Friday, January 27, 2006

A different kind of reward

It's been nearly a month since I last posted. In addition to the normal hectic holiday stuff, my little boy had a severe arm fracture from a bicycle accident with his sister while playing outside. He is doing well now and things are getting back to normal.

I was thinking recently about why our offers of $5 million or $25 million reward for certain terrorists has not met with much success. This led me to consider an alternative. What if rather than paying $5 million to an individual, we built $5 million worth of improvements in a tipster's village or province? Imagine: schools, clinics, road improvements, better access to water, better roads, almost anything. A $25 million reward would build schools, clinics, hospitals, maybe even a college. This would cause people to think not about how such a reward could help themselves personally, but how such a reward could help their entire community. They could remain completely anonymous as a $25 million dollar cash reward would cause them to stand out and make it obvious they were the ones. The building of new schools, a new road, a water treatment plant would improve the life of the entire community and not bring attention to the individual. It also does something else. It causes people to think about what the terrorists are actually doing for them. Has Osama build them a clinic? Has Osama improved the education of their children? Offering the reward in this way would more completely expose the terrorists for what they really are.

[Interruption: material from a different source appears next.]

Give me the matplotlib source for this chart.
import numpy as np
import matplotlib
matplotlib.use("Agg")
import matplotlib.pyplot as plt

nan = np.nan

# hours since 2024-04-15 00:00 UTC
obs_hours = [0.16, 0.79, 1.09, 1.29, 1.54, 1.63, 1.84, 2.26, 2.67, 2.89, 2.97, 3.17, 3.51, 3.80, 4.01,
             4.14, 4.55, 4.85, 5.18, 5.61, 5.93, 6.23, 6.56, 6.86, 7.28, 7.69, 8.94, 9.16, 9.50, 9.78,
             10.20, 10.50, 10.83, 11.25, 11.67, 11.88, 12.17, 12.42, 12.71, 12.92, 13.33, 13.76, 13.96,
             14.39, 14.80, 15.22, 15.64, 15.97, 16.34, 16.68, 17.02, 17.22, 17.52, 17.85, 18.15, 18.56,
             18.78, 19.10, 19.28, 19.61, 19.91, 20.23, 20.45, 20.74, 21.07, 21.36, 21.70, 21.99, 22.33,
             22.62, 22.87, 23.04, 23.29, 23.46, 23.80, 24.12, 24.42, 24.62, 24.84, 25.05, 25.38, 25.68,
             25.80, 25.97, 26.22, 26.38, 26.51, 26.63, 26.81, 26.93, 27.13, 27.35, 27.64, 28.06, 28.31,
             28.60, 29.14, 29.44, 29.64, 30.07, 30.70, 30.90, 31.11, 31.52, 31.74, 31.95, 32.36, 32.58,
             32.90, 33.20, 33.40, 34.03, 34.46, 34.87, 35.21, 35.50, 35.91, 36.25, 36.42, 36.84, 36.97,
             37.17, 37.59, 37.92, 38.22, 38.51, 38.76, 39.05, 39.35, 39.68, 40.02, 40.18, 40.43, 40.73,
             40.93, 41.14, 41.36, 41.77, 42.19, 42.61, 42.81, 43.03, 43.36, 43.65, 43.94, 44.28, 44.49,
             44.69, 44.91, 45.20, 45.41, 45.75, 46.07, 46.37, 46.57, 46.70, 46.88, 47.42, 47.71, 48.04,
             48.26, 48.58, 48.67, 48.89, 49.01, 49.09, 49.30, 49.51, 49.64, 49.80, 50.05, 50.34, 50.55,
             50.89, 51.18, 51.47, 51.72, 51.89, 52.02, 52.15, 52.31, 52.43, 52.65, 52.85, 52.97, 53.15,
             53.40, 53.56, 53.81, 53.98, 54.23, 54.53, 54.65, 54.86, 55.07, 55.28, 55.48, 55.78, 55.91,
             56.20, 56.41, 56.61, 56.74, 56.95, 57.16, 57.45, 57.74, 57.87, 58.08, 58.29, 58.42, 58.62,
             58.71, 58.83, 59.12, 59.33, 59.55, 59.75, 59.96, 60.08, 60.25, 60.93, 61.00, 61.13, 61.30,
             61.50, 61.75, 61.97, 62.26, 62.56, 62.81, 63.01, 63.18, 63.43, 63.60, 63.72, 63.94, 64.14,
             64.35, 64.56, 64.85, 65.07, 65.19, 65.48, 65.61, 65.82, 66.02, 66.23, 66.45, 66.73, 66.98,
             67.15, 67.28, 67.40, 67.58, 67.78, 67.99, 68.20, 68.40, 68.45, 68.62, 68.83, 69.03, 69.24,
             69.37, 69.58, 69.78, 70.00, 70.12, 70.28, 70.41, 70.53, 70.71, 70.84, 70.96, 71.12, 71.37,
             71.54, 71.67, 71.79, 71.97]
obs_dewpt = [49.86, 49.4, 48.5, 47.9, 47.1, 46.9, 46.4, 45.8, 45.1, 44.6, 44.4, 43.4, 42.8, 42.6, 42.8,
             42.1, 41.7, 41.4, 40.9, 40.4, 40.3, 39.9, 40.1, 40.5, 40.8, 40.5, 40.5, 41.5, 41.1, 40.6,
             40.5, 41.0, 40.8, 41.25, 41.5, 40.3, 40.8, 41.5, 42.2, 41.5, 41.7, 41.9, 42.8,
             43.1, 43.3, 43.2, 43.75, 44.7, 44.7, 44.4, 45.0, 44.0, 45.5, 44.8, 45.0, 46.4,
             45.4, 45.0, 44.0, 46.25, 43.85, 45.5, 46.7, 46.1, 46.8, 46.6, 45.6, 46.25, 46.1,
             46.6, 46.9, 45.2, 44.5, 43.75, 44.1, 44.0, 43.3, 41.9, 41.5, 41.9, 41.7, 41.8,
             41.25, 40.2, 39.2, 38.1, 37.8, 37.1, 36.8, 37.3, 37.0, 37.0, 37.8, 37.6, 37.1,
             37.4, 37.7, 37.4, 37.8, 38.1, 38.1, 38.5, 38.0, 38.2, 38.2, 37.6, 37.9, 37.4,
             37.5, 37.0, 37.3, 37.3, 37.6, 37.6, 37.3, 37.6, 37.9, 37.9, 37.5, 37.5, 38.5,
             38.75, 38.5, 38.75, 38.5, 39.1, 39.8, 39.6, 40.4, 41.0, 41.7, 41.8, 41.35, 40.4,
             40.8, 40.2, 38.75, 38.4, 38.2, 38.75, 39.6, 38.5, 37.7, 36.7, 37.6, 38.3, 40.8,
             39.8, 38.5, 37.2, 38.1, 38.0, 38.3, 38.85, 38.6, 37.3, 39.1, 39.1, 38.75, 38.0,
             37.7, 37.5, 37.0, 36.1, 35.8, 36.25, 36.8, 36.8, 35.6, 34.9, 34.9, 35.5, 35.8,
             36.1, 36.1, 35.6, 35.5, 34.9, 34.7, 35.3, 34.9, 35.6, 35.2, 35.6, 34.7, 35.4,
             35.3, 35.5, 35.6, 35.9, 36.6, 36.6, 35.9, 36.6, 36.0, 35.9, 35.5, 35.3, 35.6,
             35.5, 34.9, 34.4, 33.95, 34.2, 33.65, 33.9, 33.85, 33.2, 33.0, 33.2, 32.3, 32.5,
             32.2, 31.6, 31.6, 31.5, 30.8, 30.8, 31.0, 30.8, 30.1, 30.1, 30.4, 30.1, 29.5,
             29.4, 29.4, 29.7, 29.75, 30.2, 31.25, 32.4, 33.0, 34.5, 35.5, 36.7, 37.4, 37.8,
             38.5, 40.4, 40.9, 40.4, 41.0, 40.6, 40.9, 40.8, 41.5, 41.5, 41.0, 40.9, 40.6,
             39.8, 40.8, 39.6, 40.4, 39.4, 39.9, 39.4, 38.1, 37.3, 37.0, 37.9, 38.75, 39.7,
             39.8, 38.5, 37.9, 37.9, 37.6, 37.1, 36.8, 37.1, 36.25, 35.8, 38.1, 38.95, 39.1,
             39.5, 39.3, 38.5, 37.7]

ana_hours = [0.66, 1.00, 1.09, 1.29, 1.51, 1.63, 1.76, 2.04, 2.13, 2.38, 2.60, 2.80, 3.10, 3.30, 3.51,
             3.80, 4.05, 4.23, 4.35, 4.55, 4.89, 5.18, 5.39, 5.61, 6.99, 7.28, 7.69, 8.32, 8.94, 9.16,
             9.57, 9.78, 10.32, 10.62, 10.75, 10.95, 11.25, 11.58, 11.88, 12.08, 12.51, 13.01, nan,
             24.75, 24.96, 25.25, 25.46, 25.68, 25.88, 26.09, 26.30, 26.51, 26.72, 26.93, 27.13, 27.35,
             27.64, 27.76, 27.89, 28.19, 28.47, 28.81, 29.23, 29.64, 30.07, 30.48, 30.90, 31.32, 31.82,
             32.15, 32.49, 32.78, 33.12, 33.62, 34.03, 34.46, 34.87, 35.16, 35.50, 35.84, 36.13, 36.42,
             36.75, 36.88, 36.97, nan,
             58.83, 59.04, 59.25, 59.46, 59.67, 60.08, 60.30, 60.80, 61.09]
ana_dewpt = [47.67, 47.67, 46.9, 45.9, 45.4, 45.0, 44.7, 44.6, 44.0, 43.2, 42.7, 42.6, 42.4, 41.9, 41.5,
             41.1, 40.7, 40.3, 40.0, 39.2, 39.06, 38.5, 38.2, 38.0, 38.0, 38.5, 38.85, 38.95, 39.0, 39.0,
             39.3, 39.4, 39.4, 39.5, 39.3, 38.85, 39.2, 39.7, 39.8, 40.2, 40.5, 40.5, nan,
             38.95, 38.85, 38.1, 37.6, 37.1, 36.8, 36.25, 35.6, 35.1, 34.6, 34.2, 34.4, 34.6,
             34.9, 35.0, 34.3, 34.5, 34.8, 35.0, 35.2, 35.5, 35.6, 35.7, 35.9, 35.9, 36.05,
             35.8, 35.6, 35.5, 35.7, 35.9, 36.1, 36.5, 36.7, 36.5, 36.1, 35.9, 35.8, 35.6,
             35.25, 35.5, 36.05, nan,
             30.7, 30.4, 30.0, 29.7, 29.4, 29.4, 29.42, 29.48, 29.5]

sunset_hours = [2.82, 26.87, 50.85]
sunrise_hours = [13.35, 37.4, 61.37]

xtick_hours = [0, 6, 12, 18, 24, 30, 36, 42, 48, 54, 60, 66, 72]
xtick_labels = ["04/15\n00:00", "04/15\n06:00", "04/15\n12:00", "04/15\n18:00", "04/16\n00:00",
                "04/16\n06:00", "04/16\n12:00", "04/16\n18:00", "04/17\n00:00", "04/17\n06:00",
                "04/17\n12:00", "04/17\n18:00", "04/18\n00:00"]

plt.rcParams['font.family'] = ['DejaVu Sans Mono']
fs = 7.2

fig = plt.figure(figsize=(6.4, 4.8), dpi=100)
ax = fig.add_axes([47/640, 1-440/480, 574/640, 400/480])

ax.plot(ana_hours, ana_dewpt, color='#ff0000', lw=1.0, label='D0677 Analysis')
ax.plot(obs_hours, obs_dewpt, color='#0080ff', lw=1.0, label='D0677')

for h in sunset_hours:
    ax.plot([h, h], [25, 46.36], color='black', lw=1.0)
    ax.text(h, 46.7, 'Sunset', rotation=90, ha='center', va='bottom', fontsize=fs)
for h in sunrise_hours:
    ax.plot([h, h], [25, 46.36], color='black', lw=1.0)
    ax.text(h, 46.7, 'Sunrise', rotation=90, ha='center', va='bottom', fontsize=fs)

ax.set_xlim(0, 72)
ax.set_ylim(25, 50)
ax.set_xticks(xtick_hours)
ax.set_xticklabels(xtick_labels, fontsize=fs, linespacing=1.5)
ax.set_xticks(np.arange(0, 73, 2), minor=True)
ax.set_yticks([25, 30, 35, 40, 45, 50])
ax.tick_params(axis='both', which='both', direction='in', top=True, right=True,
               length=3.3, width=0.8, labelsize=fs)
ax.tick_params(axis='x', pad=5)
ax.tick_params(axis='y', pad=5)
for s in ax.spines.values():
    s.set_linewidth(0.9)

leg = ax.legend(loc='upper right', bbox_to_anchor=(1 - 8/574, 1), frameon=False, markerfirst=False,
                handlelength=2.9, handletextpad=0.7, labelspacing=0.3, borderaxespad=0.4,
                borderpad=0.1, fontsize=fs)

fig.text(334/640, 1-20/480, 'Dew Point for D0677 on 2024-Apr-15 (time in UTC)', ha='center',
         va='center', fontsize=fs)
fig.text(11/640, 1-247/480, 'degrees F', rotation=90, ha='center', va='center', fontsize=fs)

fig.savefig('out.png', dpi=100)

So take this as an open suggestion to the US Government to offer an alternative in the way these rewards are paid. Rather than cash, offer improvements worth the same amount as an alternative with the improvements going to benefit the village and region of the informants. You might get more tribal elders on board that way. If turning in Osama will bring several schools, a few clinics, a hospital or two and maybe a college or clean water, or better roads, or electricity or other infrastructure improvements that increase quality of life and commerce, maybe people won't be so reluctant to be seen as individually selfish and "selling out" to the US for personal gain. I suspect that is the reason it hasn't been successful. A person doing such a thing would be seen as turning against their cultural values for personal benefit if they received $25 million in cash. While a person might be more willing to see a clinic and schools built in their village. Offer a reward that has the potential to improve the life of the entire region and I suspect we will see some progress.